Economists, part of the problem

I'm going to interrupt my rant on climate change to tell a great joke I heard years ago.

After shipwreck, three world-renowned academics find themselves marooned on an island with a case of canned food. As they start to get hungry, they brainstorm on problem of opening the cans.


The first academic, a chemist, says, "If we leave a can in the sun, Boyle's Law tells me that the contents will increase in pressure and the can will burst."

The second, a mathematician, says, "We'll need to know about the how the can is made so that we can determine how best to locate it so that it will burst in the shortest period of time while spilling the least amount of contents."

The third, an economist, says "Let's just assume that we have a can opener..."

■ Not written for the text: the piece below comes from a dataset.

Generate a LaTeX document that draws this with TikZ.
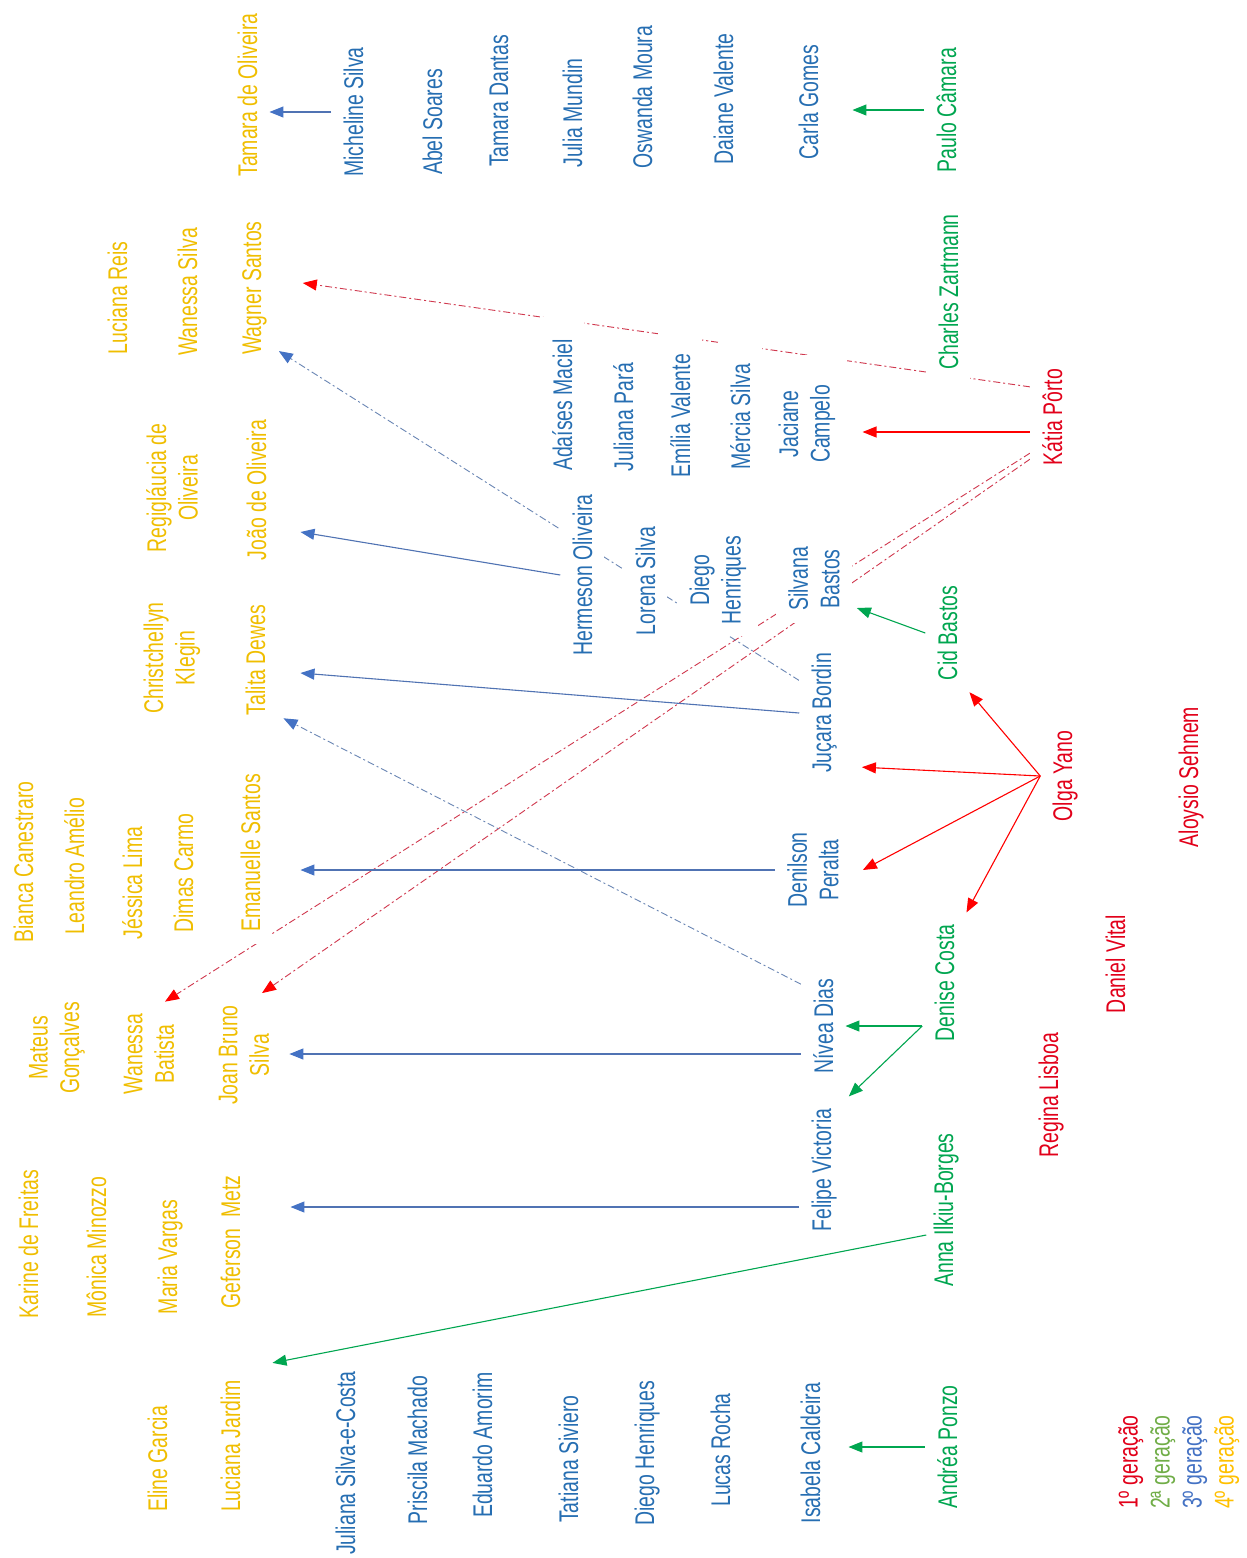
\documentclass[tikz,border=0pt]{standalone}
\usepackage{fontspec}
\setmainfont{Liberation Sans}[FakeStretch=0.72]
\usepackage{tikz}
\usetikzlibrary{calc, arrows.meta}
\pgfdeclarelayer{background}
\pgfsetlayers{background,main}

\definecolor{cor1}{HTML}{E2001A}
\definecolor{cor2}{HTML}{00A650}
\definecolor{cor3}{HTML}{266EB2}
\definecolor{cor4}{HTML}{F0BE00}
\definecolor{leg2}{HTML}{70AD47}
\definecolor{leg3}{HTML}{4472C4}
\definecolor{leg4}{HTML}{FFC000}
\definecolor{linhaAz}{HTML}{5073B3}
\definecolor{cabAz}{HTML}{4472C4}
\definecolor{linhaVm}{HTML}{D0384E}
\definecolor{linhaTz}{HTML}{6A86B4}

\newcommand{\fonteNome}{\fontsize{27}{31.5}\selectfont}

\begin{document}
\begin{tikzpicture}[x=1pt, y=-1pt,
    nome/.style={rotate=90, font=\fonteNome, fill=white, inner xsep=12pt, inner ysep=12pt, align=center},
    ger1/.style={nome, text=cor1},
    ger2/.style={nome, text=cor2},
    ger3/.style={nome, text=cor3},
    ger4/.style={nome, text=cor4},
    seta/.style={line width=1.1pt},
    setaAz/.style={seta, draw=linhaAz, -{Triangle[length=14pt, width=11pt, color=cabAz]}},
    setaVd/.style={seta, draw=cor2, -{Triangle[length=14pt, width=11pt]}},
    setaVm/.style={seta, draw=red, -{Triangle[length=14pt, width=11pt]}},
    tracoVm/.style={line width=0.9pt, draw=linhaVm, dash pattern=on 7pt off 3pt on 2pt off 3pt, -{Triangle[length=14pt, width=11pt, color=red]}},
    tracoAz/.style={line width=0.9pt, draw=linhaTz, dash pattern=on 7pt off 3pt on 2pt off 3pt, -{Triangle[length=14pt, width=11pt, color=cabAz]}}]
    \useasboundingbox (0,0) rectangle (1247,1558);

    % 4ª geração (amarelo)
    \node[ger4, anchor=base] (tamOli) at (257,95) {Tamara de Oliveira};
    \node[ger4, anchor=base] (lucReis) at (127,298) {Luciana Reis};
    \node[ger4, anchor=base] (wanSil) at (197,292) {Wanessa Silva};
    \node[ger4, anchor=base] (wagner) at (261,288) {Wagner Santos};
    \node[ger4] (regi) at (172,488) {Regigláucia de\\Oliveira};
    \node[ger4, anchor=base] (joao) at (266,490) {João de Oliveira};
    \node[ger4] (christ) at (172,658) {Christchellyn\\Klegin};
    \node[ger4, anchor=base] (talita) at (265,660) {Talita Dewes};
    \node[ger4, anchor=base] (bianca) at (33,862) {Bianca Canestraro};
    \node[ger4, anchor=base] (leandro) at (84,866) {Leandro Amélio};
    \node[ger4, anchor=base] (jessica) at (142,883) {Jéssica Lima};
    \node[ger4, anchor=base] (dimas) at (193,873) {Dimas Carmo};
    \node[ger4, anchor=base] (emanuelle) at (260,853) {Emanuelle Santos};
    \node[ger4] (mateus) at (57,1048) {Mateus\\Gonçalves};
    \node[ger4] (wanBat) at (149,1054) {Wanessa\\Batista};
    \node[ger4] (joan) at (244,1055) {Joan Bruno\\Silva};
    \node[ger4, anchor=base] (karine) at (38,1244) {Karine de Freitas};
    \node[ger4, anchor=base] (monica) at (106,1247) {Mônica Minozzo};
    \node[ger4, anchor=base] (maria) at (177,1257) {Maria Vargas};
    \node[ger4, anchor=base] (geferson) at (240,1242) {Geferson~ Metz};
    \node[ger4, anchor=base] (eline) at (167,1459) {Eline Garcia};
    \node[ger4, anchor=base] (lucJar) at (240,1446) {Luciana Jardim};

    % 3ª geração (azul)
    \node[ger3, anchor=base] (mic) at (363,112) {Micheline Silva};
    \node[ger3, anchor=base] (abel) at (442,122) {Abel Soares};
    \node[ger3, anchor=base] (tamDan) at (508,101) {Tamara Dantas};
    \node[ger3, anchor=base] (julia) at (582,113) {Julia Mundin};
    \node[ger3, anchor=base] (oswanda) at (652,97) {Oswanda Moura};
    \node[ger3, anchor=base] (daiane) at (733,99) {Daiane Valente};
    \node[ger3, anchor=base] (carla) at (818,102) {Carla Gomes};
    \node[ger3, anchor=base, inner xsep=22pt] (adaises) at (572,405) {Adaíses Maciel};
    \node[ger3, anchor=base] (julPara) at (633,417) {Juliana Pará};
    \node[ger3, anchor=base, inner xsep=22pt] (emilia) at (690,416) {Emília Valente};
    \node[ger3, anchor=base, inner xsep=22pt] (mercia) at (750,417) {Mércia Silva};
    \node[ger3, inner xsep=30pt] (jaciane) at (807,424) {Jaciane\\Campelo};
    \node[ger3, anchor=base] (hermeson) at (592,575) {Hermeson Oliveira};
    \node[ger3, anchor=base] (lorena) at (655,581) {Lorena Silva};
    \node[ger3] (diego) at (718,580) {Diego\\Henriques};
    \node[ger3] (silvana) at (814,579) {Silvana\\Bastos};
    \node[ger3, anchor=base] (jucara) at (831,713) {Juçara Bordin};
    \node[ger3] (denilson) at (813,870) {Denilson\\Peralta};
    \node[ger3, anchor=base] (nivea) at (833,1026) {Nívea Dias};
    \node[ger3, anchor=base] (felipe) at (831,1170) {Felipe Victoria};
    \node[ger3, anchor=base] (julSC) at (355,1463) {Juliana Silva-e-Costa};
    \node[ger3, anchor=base] (priscila) at (427,1450) {Priscila Machado};
    \node[ger3, anchor=base] (eduardo) at (492,1445) {Eduardo Amorim};
    \node[ger3, anchor=base] (tatiana) at (578,1459) {Tatiana Siviero};
    \node[ger3, anchor=base] (diegoH) at (654,1453) {Diego Henriques};
    \node[ger3, anchor=base] (lucas) at (730,1450) {Lucas Rocha};
    \node[ger3, anchor=base] (isabela) at (820,1453) {Isabela Caldeira};

    % 2ª geração (verde)
    \node[ger2, anchor=base] (paulo) at (956,110) {Paulo Câmara};
    \node[ger2, anchor=base] (charles) at (958,292) {Charles Zartmann};
    \node[ger2, anchor=base] (cid) at (957,633) {Cid Bastos};
    \node[ger2, anchor=base] (denise) at (954,983) {Denise Costa};
    \node[ger2, anchor=base] (anna) at (953,1210) {Anna Ilkiu-Borges};
    \node[ger2, anchor=base] (andrea) at (957,1447) {Andréa Ponzo};

    % 1ª geração (vermelho)
    \node[ger1, anchor=base] (katia) at (1062,417) {Kátia Pôrto};
    \node[ger1, anchor=base] (olga) at (1072,776) {Olga Yano};
    \node[ger1, anchor=base] (aloysio) at (1198,777) {Aloysio Sehnem};
    \node[ger1, anchor=base] (daniel) at (1125,964) {Daniel Vital};
    \node[ger1, anchor=base] (regina) at (1058,1095) {Regina Lisboa};

    % legenda
    \node[rotate=90, font=\fontsize{27}{32}\selectfont, align=left, inner sep=0pt, anchor=north west] (legenda) at (1118,1509)
        {\textcolor{cor1}{1º geração}\\\textcolor{leg2}{2ª geração}\\\textcolor{leg3}{3º geração}\\\textcolor{leg4}{4º geração}};

    % linhas tracejadas: por trás dos nomes
    \begin{pgfonlayer}{background}
        \fill[white] (0,0) rectangle (1247,1558);
        \draw[tracoVm] ($(katia.north)!.5!(katia.north east)$) -- ($(wagner.south)+(24,-5)$);
        \draw[tracoVm] ($(katia.north)!.6!(katia.north west)$) -- ($(wanBat.east)+(16,0)$);
        \draw[tracoVm] ($(katia.north)!.7!(katia.north west)$) -- ($(joan.east)+(18,0)$);
        \draw[tracoAz] ($(jucara.north)!.45!(jucara.north east)$) -- ($(wagner.south)!.8!(wagner.south west)$);
        \draw[tracoAz] ($(nivea.north)!.7!(nivea.north east)$) -- ($(talita.south west)+(6,-9)$);
    \end{pgfonlayer}

    % setas azuis
    \draw[setaAz] (mic.north) -- (mic.north -| tamOli.south);
    \draw[setaAz] (hermeson.north) -- ($(joao.south)+(22,42)$);
    \draw[setaAz] (jucara.north) -- ($(talita.south)+(23,13)$);
    \draw[setaAz] (denilson.north) -- ($(denilson.north -| emanuelle.south)+(28,0)$);
    \draw[setaAz] ($(nivea.north)+(0,28)$) -- ($(nivea.north -| joan.south)+(8,28)$);
    \draw[setaAz] ($(felipe.north)+(0,37)$) -- ($(felipe.north -| geferson.south)+(38,37)$);

    % setas verdes
    \draw[setaVd] (paulo.north) -- ($(paulo.north -| carla.south)+(22,0)$);
    \draw[setaVd] (cid.north) -- ($(silvana.south)+(5,29)$);
    \draw[setaVd] (denise.north |- nivea.south) -- (nivea.south);
    \draw[setaVd] (denise.north |- nivea.south) -- (felipe.south east);
    \draw[setaVd] ($(anna.north)+(5,25)$) -- ($(lucJar.south east)+(20,-5)$);
    \draw[setaVd] (andrea.north) -- ($(andrea.north -| isabela.south)+(16,0)$);

    % setas vermelhas
    \draw[setaVm] ($(katia.north)+(0,15)$) -- ($(katia.north -| jaciane.south)+(15,15)$);
    \draw[setaVm] (olga.north) -- (cid.south west);
    \draw[setaVm] (olga.north) -- ($(jucara.south west)+(13,-18)$);
    \draw[setaVm] (olga.north) -- ($(denilson.south)+(12,0)$);
    \draw[setaVm] (olga.north) -- (denise.south east);
\end{tikzpicture}
\end{document}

The point here is to illustrate that economists, especially academic ones, make a lot of horribly flawed assumptions about the state of things, specifically considering variables as constants for the purposes of evaluation.

Now, consider the impact that economists have on government.

3 comments:

Unknown said...

Far be it from me to disagree, but the country is run by politicians. Those politicians are advised by economists who are selected for politically acceptable views, for the most part.
It's sort of like being Pope - to get there, you have to be part of an ever-shrinking pool of candidates that appeal to the powers in the next few levels up. By the time you arrive, you've spent so much time and energy fitting in that it's a self-fulfilling prophecy.
There are plenty of economists in the world that have it the right way around - I can recommend a very nice podcast if you have some listening time - but they're not the ones that appeal to politicians who are looking for "evidence" that their latest scheme is the right thing to do.
Those politicians are looking for the economic equivalent of Howard Zinn. They want someone with a specific viewpoint and the willingness to rearrange a few facts in order to make that view into economic "truth".
To bring it back around to your previous rant, it's sort of like climate change in that regard. There's plenty of evidence that the global climate is changing, but the zealots weren't willing to let a true scientific process work out the hows and whys.

Frank Moore said...

OK, I edited the last sentence to to deflect the focus back onto the joke.

As for economists, the barb was pointed specifically at the academics who publish nonsensical ideas. The point being that there are a lot of politicians who get their ideas from these "lost in space" types whose grip on reality is tenuous at best. It's only after the idea is picked up that the politicians find economists who'll justify it for them.

Anonymous said...

Q. How many economists does it take to change a lightbulb? A. None. If the lightbulb needed changing, the market would do it.